Drone’t do that…

Drone’t do that…

End of the euphoria: DHL pulls out of drone project

Eight years ago, the demonstration of a DHL parcel drone in Bonn received a huge media response: a small aircraft called a “Paketcopter” flew over the Rhine, controlled by a pilot with a more or less conventional remote control, to land with a small parcel of medicines in front of DHL’s corporate headquarters. The mood was euphoric; nothing else was planned but to revolutionize the logistics of parcel services: Instead of continuing to deliver parcels in the area with overloaded delivery drivers in vans, in the future they wanted to deliver parcels by air with an enormous number of parcel copters, free of traffic jams.

Many questions arose: How will drones be used to deliver parcels during the Christmas season when there is ice and snow? How will the population react to thousands of drones as a new major source of noise? How will drones be integrated into the airspace, and how will this airspace, now called “U-Space,” be designed? There are still no good answers to most of these questions.

Not much has remained of the initial drone enthusiasm: for example, a DHL spokesman is quoted in an article in the newspaper Welt as saying that the Paketcopter project will not be continued. The mood among other parcel services such as Amazon Prime Air has also tended to plummet since the first announcements of the drone delivery service.

Although autonomous test flights are being carried out in the U.S., human airspace observers are still needed for this, as fully automatic collision avoidance in the air is still far from functioning reliably in mixed traffic.

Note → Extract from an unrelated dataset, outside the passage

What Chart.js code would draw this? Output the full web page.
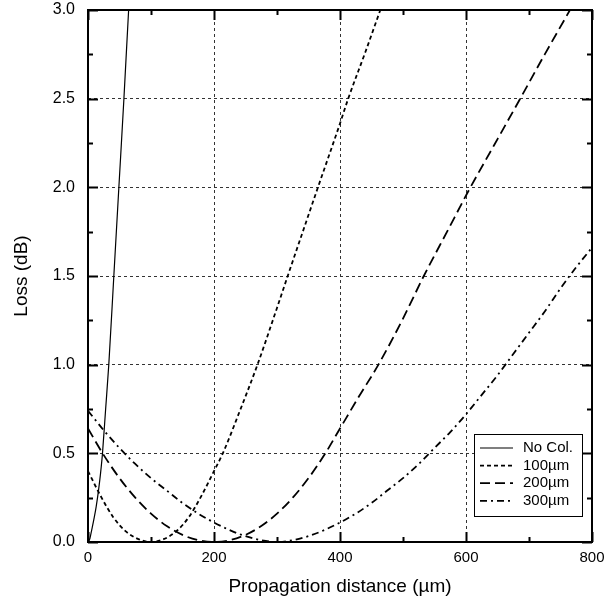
<!DOCTYPE html>
<html>
<head>
<meta charset="utf-8">
<script src="https://cdn.jsdelivr.net/npm/chart.js@4.4.0/dist/chart.umd.min.js"></script>
<style>
  html, body { margin: 0; padding: 0; background: #fff; }
  #wrap { width: 604px; height: 603px; }
</style>
</head>
<body>
<div id="wrap"><canvas id="c" width="604" height="603"></canvas></div>
<script>
const FONT = "'Liberation Sans', Arial, Helvetica, sans-serif"

const seriesNames = ['No Col.', '100\u00b5m', '200\u00b5m', '300\u00b5m']

// loss (dB) vs propagation distance (um)
const noColX = [0, 3, 6, 10, 13, 17, 20, 23, 28, 33, 41, 49, 57, 64.5, 67]
const noColY = [0, 0.02, 0.07, 0.14, 0.2, 0.3, 0.39, 0.5, 0.75, 1.0, 1.5, 2.0, 2.5, 3.0, 3.15]

const col100X = [0, 20, 40, 60, 80, 100, 120, 140, 160, 180, 200, 214, 240, 269, 300, 317, 340, 365, 400, 413, 440, 464, 480]
const col100Y = [0.40, 0.26, 0.14, 0.06, 0.016, 0, 0.016, 0.06, 0.14, 0.26, 0.40, 0.5, 0.73, 1.0, 1.32, 1.5, 1.74, 2.0, 2.36, 2.5, 2.76, 3.0, 3.16]

const col200X = [0, 25, 50, 75, 100, 125, 150, 175, 200, 225, 250, 275, 300, 325, 350, 375, 400, 430, 461, 500, 533, 570, 607, 645, 686, 725, 765, 790]
const col200Y = [0.64, 0.49, 0.36, 0.25, 0.16, 0.09, 0.04, 0.01, 0, 0.01, 0.04, 0.09, 0.16, 0.25, 0.36, 0.49, 0.64, 0.82, 1.0, 1.26, 1.5, 1.75, 2.0, 2.24, 2.5, 2.75, 3.0, 3.16]

const col300X = [0, 25, 50, 75, 100, 125, 150, 175, 200, 225, 250, 275, 300, 325, 350, 375, 400, 425, 450, 475, 500, 525, 550, 575, 600, 625, 650, 675, 700, 725, 750, 775, 800]
const col300Y = [0.74, 0.63, 0.53, 0.44, 0.36, 0.29, 0.22, 0.16, 0.11, 0.067, 0.033, 0.01, 0, 0.01, 0.033, 0.067, 0.11, 0.16, 0.22, 0.29, 0.36, 0.44, 0.53, 0.62, 0.72, 0.83, 0.94, 1.06, 1.18, 1.30, 1.43, 1.55, 1.66]

const xMinorStep = 100
const yMinorStep = 0.25

const pts = (xs, ys) => xs.map((x, i) => ({ x, y: ys[i] }))

const lineStyles = [
  { width: 1.2, dash: [] },
  { width: 1.8, dash: [4, 3] },
  { width: 1.8, dash: [10, 5] },
  { width: 1.8, dash: [7, 4, 2, 4] },
]

const datasets = [
  pts(noColX, noColY), pts(col100X, col100Y), pts(col200X, col200Y), pts(col300X, col300Y)
].map((data, i) => ({
  label: seriesNames[i],
  data,
  borderColor: '#000',
  borderWidth: lineStyles[i].width,
  borderDash: lineStyles[i].dash,
  pointRadius: 0,
  fill: false,
  cubicInterpolationMode: 'monotone',
}))

// inward tick marks + frame
const frame = {
  id: 'frame',
  afterDatasetsDraw(chart) {
    const { ctx, chartArea: a, scales: { x, y } } = chart
    ctx.save()
    ctx.strokeStyle = '#000'
    ctx.lineWidth = 2
    ctx.beginPath()
    for (let v = x.min; v <= x.max + 1e-6; v += xMinorStep) {
      const px = Math.round(x.getPixelForValue(v)) + 0.5
      const len = (Math.round(v) % 200 === 0) ? 10 : 5
      ctx.moveTo(px, a.bottom); ctx.lineTo(px, a.bottom - len)
      ctx.moveTo(px, a.top);    ctx.lineTo(px, a.top + len)
    }
    for (let v = y.min; v <= y.max + 1e-6; v += yMinorStep) {
      const py = Math.round(y.getPixelForValue(v)) + 0.5
      const len = (Math.abs(v * 2 - Math.round(v * 2)) < 1e-6) ? 10 : 5
      ctx.moveTo(a.left, py);  ctx.lineTo(a.left + len, py)
      ctx.moveTo(a.right, py); ctx.lineTo(a.right - len, py)
    }
    ctx.stroke()
    ctx.strokeRect(a.left, a.top, a.right - a.left, a.bottom - a.top)
    ctx.restore()
  }
}

// boxed legend in the lower right of the plot
const boxLegend = {
  id: 'boxLegend',
  afterDraw(chart) {
    const { ctx, chartArea: a } = chart
    const w = 108, h = 82
    const bx = a.right - 10 - w, by = a.bottom - 26 - h
    ctx.save()
    ctx.fillStyle = '#fff'
    ctx.fillRect(bx, by, w, h)
    ctx.strokeStyle = '#000'
    ctx.lineWidth = 1
    ctx.strokeRect(bx + 0.5, by + 0.5, w, h)
    ctx.font = '15px ' + FONT
    ctx.textBaseline = 'middle'
    ctx.fillStyle = '#000'
    chart.data.datasets.forEach((ds, i) => {
      const cy = by + 14 + i * 17.6
      ctx.beginPath()
      ctx.lineWidth = ds.borderWidth
      ctx.setLineDash(ds.borderDash)
      ctx.moveTo(bx + 6, cy); ctx.lineTo(bx + 39, cy)
      ctx.stroke()
      ctx.setLineDash([])
      ctx.fillText(ds.label, bx + 49, cy)
    })
    ctx.restore()
  }
}

new Chart(document.getElementById('c'), {
  type: 'line',
  data: { datasets },
  plugins: [frame, boxLegend],
  options: {
    responsive: false,
    animation: false,
    devicePixelRatio: 1,
    layout: { padding: 0 },
    plugins: { legend: { display: false }, tooltip: { enabled: false } },
    scales: {
      x: {
        type: 'linear', min: 0, max: 800,
        afterFit: s => { s.height = 61; s.paddingLeft = 0; s.paddingRight = 12 },
        ticks: { stepSize: 200, color: '#000', padding: 7, font: { family: FONT, size: 15 } },
        grid: { color: '#333', lineWidth: 1, drawTicks: false },
        border: { display: false, dash: [3, 3] },
        title: { display: true, text: 'Propagation distance (\u00b5m)', color: '#000',
                 font: { family: FONT, size: 19 }, padding: { top: 0, bottom: 5 } },
      },
      y: {
        type: 'linear', min: 0, max: 3,
        afterFit: s => { s.width = 88; s.paddingTop = 10; s.paddingBottom = 0 },
        ticks: { stepSize: 0.5, color: '#000', padding: 13, font: { family: FONT, size: 16 },
                 callback: v => v.toFixed(1) },
        grid: { color: '#333', lineWidth: 1, drawTicks: false },
        border: { display: false, dash: [3, 3] },
        title: { display: true, text: 'Loss (dB)', color: '#000',
                 font: { family: FONT, size: 19 }, padding: { top: 10, bottom: 0 } },
      },
    },
  },
})
</script>
</body>
</html>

Can we forget the issue of drones? No, certainly not. There are already many useful applications for drones today, in photography, rescue or agriculture. New applications will continue to be added. However, we are of the opinion that, viewed soberly and objectively, there will be a continuous evolution in drones rather than a major revolution. Drones will occupy new niches, but there will probably not be the mass applications originally hoped for or feared, depending on the point of view.